Even apart from the 800,000 persons to whom it did not apply, the Emancipation Proclamation by itself hardly guaranteed the irrevocable end of slavery; for that, Union military victory would have to follow. Slavery is a remarkably resilient institution. It had survived the dislocations of the War of Independence (including the flight of tens of thousands of slaves to British lines) only to enter a period of unprecedented growth. France decreed abolition in its West Indian colonies in 1794, Napoleon restored it in 1802, and except for independent Haiti, the institution survived until 1848.
86
Were the Confederacy to gain its independence, slavery would undoubtedly continue to exist.

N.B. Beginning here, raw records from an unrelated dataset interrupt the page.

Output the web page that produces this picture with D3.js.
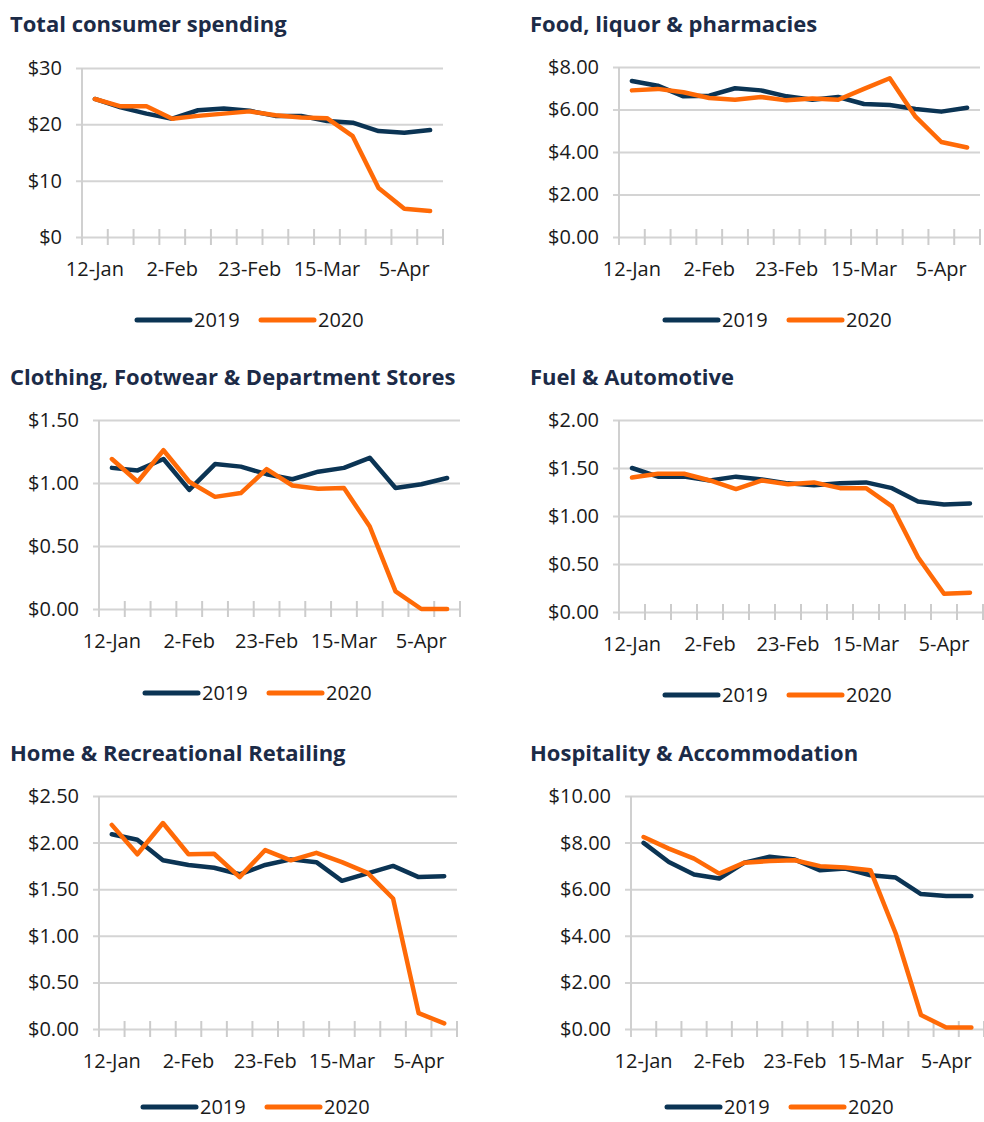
<!DOCTYPE html>
<html>
<head>
<meta charset="utf-8">
<script src="https://cdn.jsdelivr.net/npm/d3@7"></script>
<style>
  body { margin: 0; background: #fff; }
  svg { display: block; font-family: "Open Sans", sans-serif; }
</style>
</head>
<body>
<script>
// weekly categories (week ending)
const weeks = ["12-Jan", "19-Jan", "26-Jan", "2-Feb", "9-Feb", "16-Feb", "23-Feb",
  "1-Mar", "8-Mar", "15-Mar", "22-Mar", "29-Mar", "5-Apr", "12-Apr"];
const shownWeeks = ["12-Jan", "2-Feb", "23-Feb", "15-Mar", "5-Apr"];
const seriesNames = ["2019", "2020"];

const titles = ["Total consumer spending", "Food, liquor & pharmacies",
  "Clothing, Footwear & Department Stores", "Fuel & Automotive",
  "Home & Recreational Retailing", "Hospitality & Accommodation"];

// values
const total2019 = [24.5, 23.0, 21.9, 21.0, 22.5, 22.8, 22.4, 21.5, 21.5, 20.6, 20.3, 18.8, 18.5, 19.0];
const total2020 = [24.5, 23.2, 23.2, 21.0, 21.5, 21.9, 22.3, 21.6, 21.2, 21.1, 17.9, 8.7, 5.0, 4.6];
const food2019 = [7.34, 7.12, 6.62, 6.65, 7.0, 6.9, 6.62, 6.46, 6.59, 6.26, 6.21, 6.02, 5.9, 6.08];
const food2020 = [6.9, 6.97, 6.81, 6.54, 6.46, 6.59, 6.43, 6.52, 6.46, 6.97, 7.47, 5.66, 4.47, 4.21];
const cloth2019 = [1.12, 1.10, 1.19, 0.945, 1.15, 1.13, 1.07, 1.03, 1.09, 1.12, 1.20, 0.96, 0.99, 1.04];
const cloth2020 = [1.19, 1.01, 1.26, 1.01, 0.89, 0.92, 1.11, 0.98, 0.955, 0.96, 0.655, 0.14, 0.0, 0.0];
const fuel2019 = [1.50, 1.41, 1.41, 1.37, 1.41, 1.38, 1.34, 1.32, 1.34, 1.35, 1.29, 1.15, 1.12, 1.13];
const fuel2020 = [1.40, 1.44, 1.44, 1.37, 1.28, 1.37, 1.33, 1.35, 1.29, 1.29, 1.10, 0.57, 0.19, 0.20];
const home2019 = [2.09, 2.03, 1.81, 1.76, 1.73, 1.66, 1.76, 1.82, 1.79, 1.59, 1.67, 1.75, 1.63, 1.64];
const home2020 = [2.19, 1.875, 2.21, 1.875, 1.88, 1.63, 1.92, 1.81, 1.89, 1.79, 1.675, 1.40, 0.17, 0.06];
const hosp2019 = [7.99, 7.17, 6.63, 6.46, 7.14, 7.39, 7.27, 6.81, 6.89, 6.6, 6.5, 5.79, 5.71, 5.71];
const hosp2020 = [8.24, 7.74, 7.31, 6.67, 7.14, 7.21, 7.24, 6.99, 6.93, 6.81, 4.1, 0.6, 0.06, 0.06];

// y axis settings per panel
const yMax = [30, 8, 1.5, 2, 2.5, 10];
const yStep = [10, 2, 0.5, 0.5, 0.5, 2];
const yDecimals = [0, 2, 2, 2, 2, 2];

const seriesData = [
  [total2019, total2020], [food2019, food2020], [cloth2019, cloth2020],
  [fuel2019, fuel2020], [home2019, home2020], [hosp2019, hosp2020]
];

const colors = ["#0b3454", "#ff6a07"];

// panel layout
const layout = [
  { tx: 10, ty: 32, l: 82, r: 443, t: 68, b: 237, lx: 137, ly: 320 },
  { tx: 530, ty: 32, l: 619, r: 980, t: 67, b: 237, lx: 665, ly: 320 },
  { tx: 10, ty: 385, l: 99, r: 460, t: 420, b: 609, lx: 145, ly: 693 },
  { tx: 530, ty: 385, l: 619, r: 983, t: 420, b: 612, lx: 665, ly: 695 },
  { tx: 10, ty: 761, l: 99, r: 457, t: 796, b: 1029, lx: 143, ly: 1107 },
  { tx: 530, ty: 761, l: 631, r: 984, t: 796, b: 1029, lx: 667, ly: 1107 }
];

const svg = d3.select("body").append("svg")
  .attr("width", 984)
  .attr("height", 1122);

titles.forEach((title, i) => {
  const p = layout[i];
  const g = svg.append("g");

  g.append("text")
    .attr("x", p.tx)
    .attr("y", p.ty)
    .attr("fill", "#1c2b47")
    .attr("font-size", 22)
    .attr("font-weight", 700)
    .text(title);

  const x = d3.scaleBand().domain(weeks).range([p.l, p.r]).padding(0);
  const y = d3.scaleLinear().domain([0, yMax[i]]).range([p.b, p.t]);
  const yTicks = d3.range(0, yMax[i] + yStep[i] / 2, yStep[i]);

  // gridlines + y ticks
  const yAxis = g.append("g")
    .attr("transform", `translate(${p.l},0)`)
    .call(d3.axisLeft(y).tickValues(yTicks).tickSize(-(p.r - p.l))
      .tickFormat(d => "$" + d.toFixed(yDecimals[i])).tickPadding(20));
  yAxis.select(".domain").remove();
  yAxis.selectAll(".tick line")
    .attr("x1", -6)
    .attr("stroke", "#d4d4d4")
    .attr("stroke-width", 2);
  yAxis.selectAll(".tick text")
    .attr("font-size", 20)
    .attr("fill", "#1a1a1a")
    .attr("font-family", "Open Sans, sans-serif");

  // vertical axis line
  g.append("line")
    .attr("x1", p.l).attr("x2", p.l)
    .attr("y1", p.t).attr("y2", p.b + 8)
    .attr("stroke", "#d0d0d0")
    .attr("stroke-width", 2);

  // category boundary tick marks crossing the x axis
  const bounds = weeks.map(w => x(w)).concat([x(weeks[weeks.length - 1]) + x.bandwidth()]);
  g.selectAll(".xtick")
    .data(bounds.slice(1))
    .join("line")
    .attr("x1", d => d).attr("x2", d => d)
    .attr("y1", p.b - 8).attr("y2", p.b + 8)
    .attr("stroke", "#cccccc")
    .attr("stroke-width", 2);

  // x labels
  const xAxis = g.append("g")
    .attr("transform", `translate(0,${p.b})`)
    .call(d3.axisBottom(x).tickValues(shownWeeks).tickSize(0).tickPadding(25));
  xAxis.select(".domain").remove();
  xAxis.selectAll(".tick text")
    .attr("font-size", 20)
    .attr("fill", "#1a1a1a")
    .attr("font-family", "Open Sans, sans-serif");

  // lines
  const line = d3.line()
    .x((d, k) => x(weeks[k]) + x.bandwidth() / 2)
    .y(d => y(d));

  seriesData[i].forEach((vals, s) => {
    g.append("path")
      .datum(vals)
      .attr("fill", "none")
      .attr("stroke", colors[s])
      .attr("stroke-width", 4.5)
      .attr("stroke-linejoin", "round")
      .attr("stroke-linecap", "round")
      .attr("d", line);
  });

  // legend
  seriesNames.forEach((name, s) => {
    const lx = p.lx + s * 124;
    g.append("line")
      .attr("x1", lx).attr("x2", lx + 53)
      .attr("y1", p.ly).attr("y2", p.ly)
      .attr("stroke", colors[s])
      .attr("stroke-width", 5)
      .attr("stroke-linecap", "round");
    g.append("text")
      .attr("x", lx + 57)
      .attr("y", p.ly)
      .attr("dy", "0.35em")
      .attr("font-size", 20)
      .attr("fill", "#1a1a1a")
      .text(name);
  });
});
</script>
</body>
</html>
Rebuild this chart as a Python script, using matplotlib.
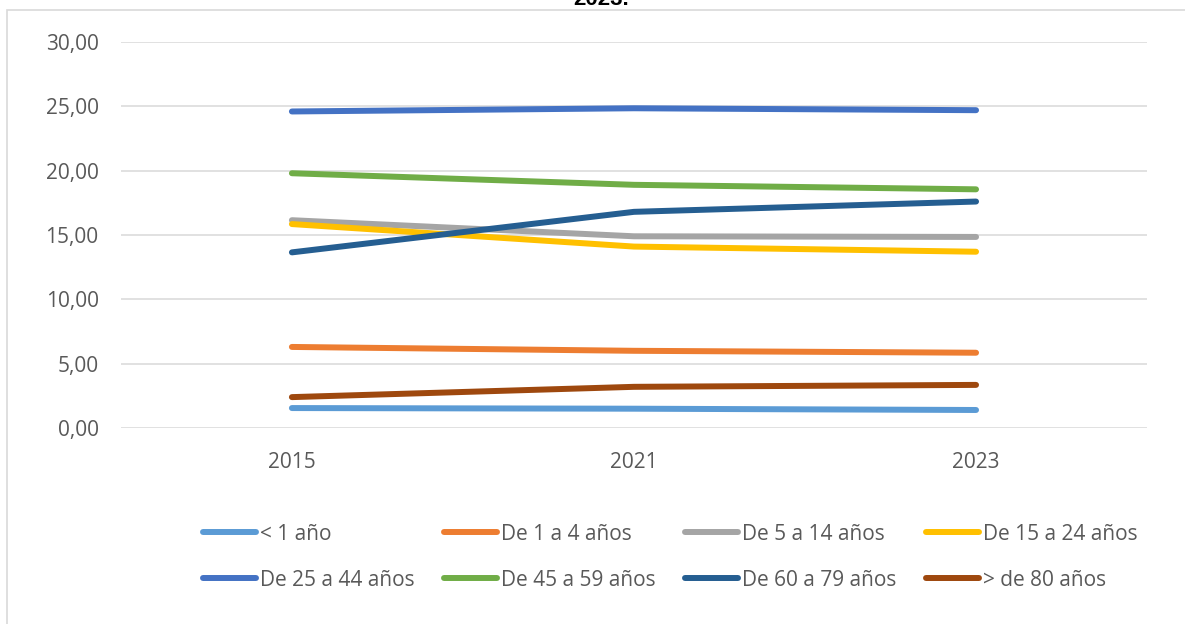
import matplotlib.pyplot as plt
from matplotlib.patches import Rectangle
from matplotlib.ticker import FuncFormatter

plt.rcParams['font.family'] = ['Open Sans', 'DejaVu Sans']

years = ['2015', '2021', '2023']
labels = ['< 1 año', 'De 1 a 4 años', 'De 5 a 14 años', 'De 15 a 24 años',
          'De 25 a 44 años', 'De 45 a 59 años', 'De 60 a 79 años', '> de 80 años']
colors = ['#5B9BD5', '#ED7D31', '#A5A5A5', '#FFC000',
          '#4472C4', '#70AD47', '#255E91', '#9E480E']

menor_1 = [1.55, 1.50, 1.40]
de_1_4 = [6.30, 6.00, 5.85]
de_5_14 = [16.15, 14.90, 14.85]
de_15_24 = [15.85, 14.10, 13.70]
de_25_44 = [24.60, 24.85, 24.70]
de_45_59 = [19.80, 18.90, 18.55]
de_60_79 = [13.65, 16.80, 17.60]
mayor_80 = [2.40, 3.20, 3.35]
series = [menor_1, de_1_4, de_5_14, de_15_24, de_25_44, de_45_59, de_60_79, mayor_80]

fig = plt.figure(figsize=(11.85, 6.24), dpi=100)
ax = fig.add_axes([0.102, 0.3141, 0.866, 0.6186])

x = range(len(years))
handles = []
for vals, lab, col in zip(series, labels, colors):
    h, = ax.plot(x, vals, color=col, lw=4.3, solid_capstyle='round', label=lab, zorder=3)
    handles.append(h)

ax.set_xlim(-0.5, len(years) - 0.5)
ax.set_ylim(0, 30)
ax.set_yticks(range(0, 31, 5))
ax.yaxis.set_major_formatter(FuncFormatter(lambda v, p: f'{v:.2f}'.replace('.', ',')))
ax.set_xticks(list(x))
ax.set_xticklabels(years)
ax.grid(axis='y', color='#D9D9D9', lw=1.1, zorder=0)
ax.tick_params(axis='both', length=0, labelsize=15, labelcolor='#595959')
ax.tick_params(axis='y', pad=16)
ax.tick_params(axis='x', pad=17)
for s in ax.spines.values():
    s.set_visible(False)

# chart area border
fig.patches.append(Rectangle((7 / 1185, -0.05), 1.2, 1 - 10 / 624 + 0.05,
                             transform=fig.transFigure, fill=False,
                             edgecolor='#D9D9D9', lw=1.2))

fig.text(0.507, 1 - 5 / 624, '2023.', ha='center', va='baseline',
         fontsize=16, fontweight='bold', family='Liberation Sans')

# legend fills column-wise, so reorder to read row-wise like the original
order = [0, 4, 1, 5, 2, 6, 3, 7]
leg = fig.legend([handles[i] for i in order], [labels[i] for i in order],
                 loc='center', bbox_to_anchor=(0.5654, 0.107), ncol=4,
                 frameon=False, fontsize=15, handlelength=2.55,
                 handletextpad=0.2, columnspacing=1.4, labelspacing=1.2,
                 borderpad=0, borderaxespad=0)
for t in leg.get_texts():
    t.set_color('#595959')

fig.savefig('out.png', dpi=100)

The proclamation’s “great characteristic,” declared Wendell Phillips, was that it did not make emancipation a punishment for individual rebels but treated slavery as “a system” that must be abolished. Legally speaking, this was not quite accurate, since, as William Whiting pointed out in his treatise on the war power, freeing slaves, even millions of them, did not abrogate the local laws that established and protected slavery. Further action beyond presidential emancipation, he noted, would be necessary to “render slavery unlawful.”
87

Nonetheless, the Emancipation Proclamation, as the
New York Herald
commented, marked a watershed in American life, “a new epoch, which will decisively shape the future destinies of this and of every nation on the face of the globe.” Never before had so large a number of slaves been declared free. The proclamation altered the nature of the Civil War, the relationship of the federal government to slavery, and the course of American history. It liquidated without compensation the largest concentration of property in the United States. It made a negotiated settlement impossible unless the Union were willing to retract the promise of freedom. It crystallized a new identification between the ideal of liberty and a nation-state whose powers increased enormously as the war progressed. Indeed, emancipation presupposed the existence of a nation capable of enforcing such a measure, something that had not existed before 1860. Henceforth, freedom would follow the American flag. As Frederick Douglass proclaimed, “The cause of the slaves and the cause of the country” had become one. Whatever the proclamation’s limitations, by making the army an agent of emancipation and wedding the goals of Union and abolition, it ensured that northern victory would produce a social transformation in the South and a redefinition of the place of blacks in American life. In his message to Congress of December 1861, Lincoln had said that he did not wish to conduct the war as a “violent and remorseless revolutionary struggle.” The proclamation announced that this was precisely what it must become.